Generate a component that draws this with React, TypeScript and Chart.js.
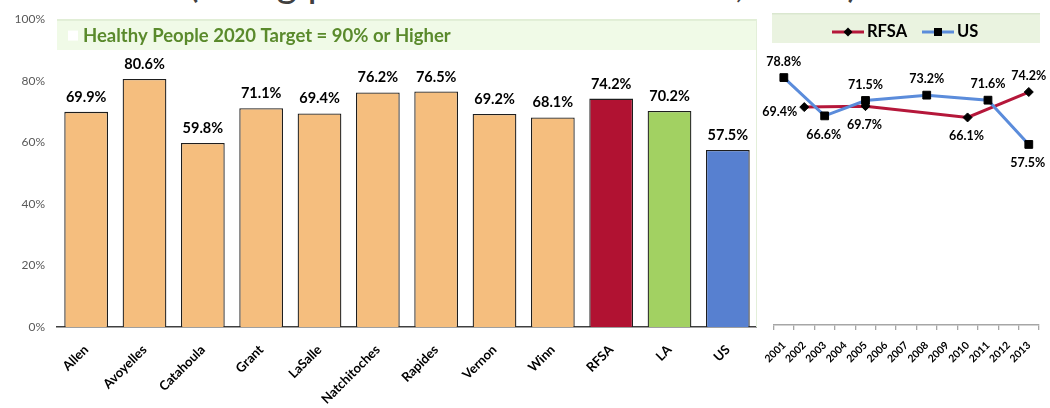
import React, { useEffect, useRef } from 'react';
import { Chart, registerables } from 'chart.js';

Chart.register(...registerables);

// ---------- data ----------
const COUNTIES = ['Allen', 'Avoyelles', 'Catahoula', 'Grant', 'LaSalle', 'Natchitoches', 'Rapides', 'Vernon', 'Winn', 'RFSA', 'LA', 'US'];
const RATES = [69.9, 80.6, 59.8, 71.1, 69.4, 76.2, 76.5, 69.2, 68.1, 74.2, 70.2, 57.5];
const BAR_COLORS = ['#F5BE7E', '#F5BE7E', '#F5BE7E', '#F5BE7E', '#F5BE7E', '#F5BE7E', '#F5BE7E', '#F5BE7E', '#F5BE7E', '#B11232', '#A2D162', '#5780D0'];
const Y_TICKS = [0, 20, 40, 60, 80, 100];
const TARGET = 90;
const TARGET_LABEL = 'Healthy People 2020 Target = 90% or Higher';
const TITLE_LINE = '(Using percent of enrollees 65+, 2013)';

const YEARS = ['2001', '2002', '2003', '2004', '2005', '2006', '2007', '2008', '2009', '2010', '2011', '2012', '2013'];
const RFSA_TREND = [null, 69.4, null, null, 69.7, null, null, null, null, 66.1, null, null, 74.2];
const US_TREND = [78.8, null, 66.6, null, 71.5, null, null, 73.2, null, null, 71.6, null, 57.5];
const RFSA_LABEL_POS = ['', 'left', '', '', 'below', '', '', '', '', 'below', '', '', 'above'];
const US_LABEL_POS = ['above', '', 'below', '', 'above', '', '', 'above', '', '', 'above', '', 'below'];

const FONT = 'Lato, "Open Sans", sans-serif';
const RFSA_LINE = '#B5173A';
const US_LINE = '#5B8CDB';

const barPlugin = {
  id: 'barExtras',
  beforeDatasetsDraw(chart: any) {
    const { ctx, chartArea, scales } = chart;
    const y = scales.y;
    const top = y.getPixelForValue(100);
    const bottom = y.getPixelForValue(TARGET);
    ctx.save();
    ctx.fillStyle = '#F0FAE7';
    ctx.fillRect(chartArea.left, top, chartArea.right - chartArea.left, bottom - top);
    ctx.fillStyle = '#DCEAD1';
    ctx.fillRect(chartArea.left, top, chartArea.right - chartArea.left, 1.5);
    ctx.fillStyle = '#E3EFD9';
    ctx.fillRect(chartArea.right - 1, top, 1, chartArea.bottom - top);
    const cy = (top + bottom) / 2 + 1;
    ctx.fillStyle = '#FFFFFF';
    ctx.fillRect(chartArea.left + 11, cy - 5, 10, 10);
    ctx.fillStyle = '#5A8A2C';
    ctx.font = `bold 18.5px ${FONT}`;
    ctx.textBaseline = 'middle';
    ctx.textAlign = 'left';
    ctx.fillText(TARGET_LABEL, chartArea.left + 26, cy);
    ctx.restore();
  },
  afterDatasetsDraw(chart: any) {
    const { ctx } = chart;
    const meta = chart.getDatasetMeta(0);
    const data = chart.data.datasets[0].data;
    ctx.save();
    ctx.fillStyle = '#000';
    ctx.font = `bold 14.5px ${FONT}`;
    ctx.textAlign = 'center';
    ctx.textBaseline = 'alphabetic';
    meta.data.forEach((el: any, i: number) => {
      ctx.fillText(`${Number(data[i]).toFixed(1)}%`, el.x, el.y - 10);
    });
    ctx.restore();
  },
};

// legend box position within the line canvas (canvas starts at x=757)
const LEG_X = 15;

const linePlugin = {
  id: 'lineExtras',
  afterDatasetsDraw(chart: any) {
    const { ctx } = chart;
    ctx.save();
    ctx.fillStyle = '#000';
    ctx.font = `bold 12.5px ${FONT}`;
    ctx.textBaseline = 'middle';
    chart.data.datasets.forEach((ds: any, di: number) => {
      const meta = chart.getDatasetMeta(di);
      const pos = ds.labelPos as string[];
      meta.data.forEach((el: any, i: number) => {
        const v = ds.data[i];
        if (v === null || v === undefined) return;
        const text = `${Number(v).toFixed(1)}%`;
        if (pos[i] === 'left') {
          ctx.textAlign = 'right';
          ctx.fillText(text, el.x - 7, el.y + 5);
        } else if (pos[i] === 'below') {
          ctx.textAlign = 'center';
          ctx.fillText(text, el.x - 1, el.y + 19);
        } else {
          ctx.textAlign = 'center';
          ctx.fillText(text, el.x, el.y - 16);
        }
      });
    });
    ctx.restore();
  },
  afterDraw(chart: any) {
    const { ctx } = chart;
    ctx.save();
    ctx.fillStyle = '#EAF3E0';
    ctx.fillRect(LEG_X, 13, 268, 30);
    ctx.fillStyle = '#DAE7CF';
    ctx.fillRect(LEG_X, 13, 268, 1.5);
    const ly = 32;
    const items = [
      { label: chart.data.datasets[0].label, color: RFSA_LINE, style: 'diamond', x0: LEG_X + 60 },
      { label: chart.data.datasets[1].label, color: US_LINE, style: 'square', x0: LEG_X + 150 },
    ];
    items.forEach((it) => {
      ctx.strokeStyle = it.color;
      ctx.lineWidth = 3;
      ctx.beginPath();
      ctx.moveTo(it.x0, ly);
      ctx.lineTo(it.x0 + 32, ly);
      ctx.stroke();
      ctx.fillStyle = '#000';
      const cx = it.x0 + 16;
      if (it.style === 'diamond') {
        ctx.beginPath();
        ctx.moveTo(cx, ly - 4.5);
        ctx.lineTo(cx + 4.5, ly);
        ctx.lineTo(cx, ly + 4.5);
        ctx.lineTo(cx - 4.5, ly);
        ctx.closePath();
        ctx.fill();
      } else {
        ctx.fillRect(cx - 4, ly - 4, 8, 8);
      }
      ctx.font = `bold 16.5px ${FONT}`;
      ctx.textAlign = 'left';
      ctx.textBaseline = 'middle';
      ctx.fillText(it.label, it.x0 + 35, ly);
    });
    ctx.restore();
  },
};

export default function App() {
  const barRef = useRef<HTMLCanvasElement>(null);
  const lineRef = useRef<HTMLCanvasElement>(null);

  useEffect(() => {
    const bar = new Chart(barRef.current as HTMLCanvasElement, {
      type: 'bar',
      data: {
        labels: COUNTIES,
        datasets: [
          {
            data: RATES,
            backgroundColor: BAR_COLORS,
            borderColor: '#1E1E1E',
            borderWidth: 1.3,
            categoryPercentage: 1,
            barPercentage: 0.75,
          },
        ],
      },
      options: {
        animation: false,
        responsive: false,
        devicePixelRatio: 1,
        layout: { padding: { top: 12, right: 0, left: 0, bottom: 0 } },
        plugins: { legend: { display: false }, tooltip: { enabled: false }, title: { display: false } },
        scales: {
          x: {
            grid: { display: false, drawTicks: false },
            border: { display: true, color: '#404040', width: 1.5 },
            ticks: {
              color: '#000',
              font: { family: FONT, size: 13, weight: 'bold' },
              minRotation: 45,
              maxRotation: 45,
              autoSkip: false,
              padding: 15,
            },
            afterFit: (s: any) => {
              s.height = 81;
            },
          },
          y: {
            min: 0,
            max: 100,
            grid: { display: false, drawTicks: false },
            border: { display: false },
            afterBuildTicks: (s: any) => {
              s.ticks = Y_TICKS.map((v) => ({ value: v }));
            },
            ticks: {
              padding: 12,
              color: '#595959',
              font: { family: FONT, size: 12 },
              callback: (v: any) => `${v}%`,
            },
            afterFit: (s: any) => {
              s.width = 57;
            },
          },
        },
      } as any,
      plugins: [barPlugin],
    });

    const line = new Chart(lineRef.current as HTMLCanvasElement, {
      type: 'line',
      data: {
        labels: YEARS,
        datasets: [
          {
            label: 'RFSA',
            data: RFSA_TREND,
            labelPos: RFSA_LABEL_POS,
            borderColor: RFSA_LINE,
            borderWidth: 3,
            pointStyle: 'rectRot',
            pointRadius: 4.5,
            pointBackgroundColor: '#000',
            pointBorderColor: '#000',
            pointBorderWidth: 1,
            spanGaps: true,
            tension: 0,
            order: 1,
          } as any,
          {
            label: 'US',
            data: US_TREND,
            labelPos: US_LABEL_POS,
            borderColor: US_LINE,
            borderWidth: 3,
            pointStyle: 'rect',
            pointRadius: 5.5,
            pointBackgroundColor: '#000',
            pointBorderColor: '#000',
            pointBorderWidth: 1,
            spanGaps: true,
            tension: 0,
            order: 0,
          } as any,
        ],
      },
      options: {
        animation: false,
        responsive: false,
        devicePixelRatio: 1,
        layout: { padding: { top: 11, right: 11, left: 16, bottom: 0 } },
        plugins: { legend: { display: false }, tooltip: { enabled: false }, title: { display: false } },
        scales: {
          x: {
            offset: true,
            grid: {
              display: true,
              offset: true,
              drawOnChartArea: false,
              drawTicks: true,
              tickLength: 5,
              color: '#A6A6A6',
              lineWidth: 1.3,
            },
            border: { display: true, color: '#A6A6A6', width: 1.5 },
            ticks: {
              color: '#000',
              font: { family: FONT, size: 10.5, weight: 'bold' },
              minRotation: 45,
              maxRotation: 45,
              autoSkip: false,
              padding: 9,
            },
            afterFit: (s: any) => {
              s.height = 83;
            },
          },
          y: { display: false, min: 0, max: 100 },
        },
      } as any,
      plugins: [linePlugin],
    });

    return () => {
      bar.destroy();
      line.destroy();
    };
  }, []);

  return (
    <div
      style={{
        position: 'absolute',
        left: 0,
        top: 0,
        width: 1050,
        height: 408,
        overflow: 'hidden',
        background: '#fff',
      }}
    >
      <div
        style={{
          position: 'absolute',
          left: 188,
          top: -38,
          fontFamily: FONT,
          fontSize: 40,
          lineHeight: '40px',
          color: '#404040',
          whiteSpace: 'nowrap',
        }}
      >
        {TITLE_LINE}
      </div>
      <canvas ref={barRef} width={757} height={408} style={{ position: 'absolute', left: 0, top: 0 }} />
      <canvas ref={lineRef} width={293} height={408} style={{ position: 'absolute', left: 757, top: 0 }} />
    </div>
  );
}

▸ **To be done**: Only the lines from the start of the material through the line containing "const US_LINE = '#5B8CDB';" should be transcribed. Pictures stay out.

▸ **Full answer**:
Generate a component that draws this with React, TypeScript and Chart.js.
import React, { useEffect, useRef } from 'react';
import { Chart, registerables } from 'chart.js';

Chart.register(...registerables);

// ---------- data ----------
const COUNTIES = ['Allen', 'Avoyelles', 'Catahoula', 'Grant', 'LaSalle', 'Natchitoches', 'Rapides', 'Vernon', 'Winn', 'RFSA', 'LA', 'US'];
const RATES = [69.9, 80.6, 59.8, 71.1, 69.4, 76.2, 76.5, 69.2, 68.1, 74.2, 70.2, 57.5];
const BAR_COLORS = ['#F5BE7E', '#F5BE7E', '#F5BE7E', '#F5BE7E', '#F5BE7E', '#F5BE7E', '#F5BE7E', '#F5BE7E', '#F5BE7E', '#B11232', '#A2D162', '#5780D0'];
const Y_TICKS = [0, 20, 40, 60, 80, 100];
const TARGET = 90;
const TARGET_LABEL = 'Healthy People 2020 Target = 90% or Higher';
const TITLE_LINE = '(Using percent of enrollees 65+, 2013)';

const YEARS = ['2001', '2002', '2003', '2004', '2005', '2006', '2007', '2008', '2009', '2010', '2011', '2012', '2013'];
const RFSA_TREND = [null, 69.4, null, null, 69.7, null, null, null, null, 66.1, null, null, 74.2];
const US_TREND = [78.8, null, 66.6, null, 71.5, null, null, 73.2, null, null, 71.6, null, 57.5];
const RFSA_LABEL_POS = ['', 'left', '', '', 'below', '', '', '', '', 'below', '', '', 'above'];
const US_LABEL_POS = ['above', '', 'below', '', 'above', '', '', 'above', '', '', 'above', '', 'below'];

const FONT = 'Lato, "Open Sans", sans-serif';
const RFSA_LINE = '#B5173A';
const US_LINE = '#5B8CDB';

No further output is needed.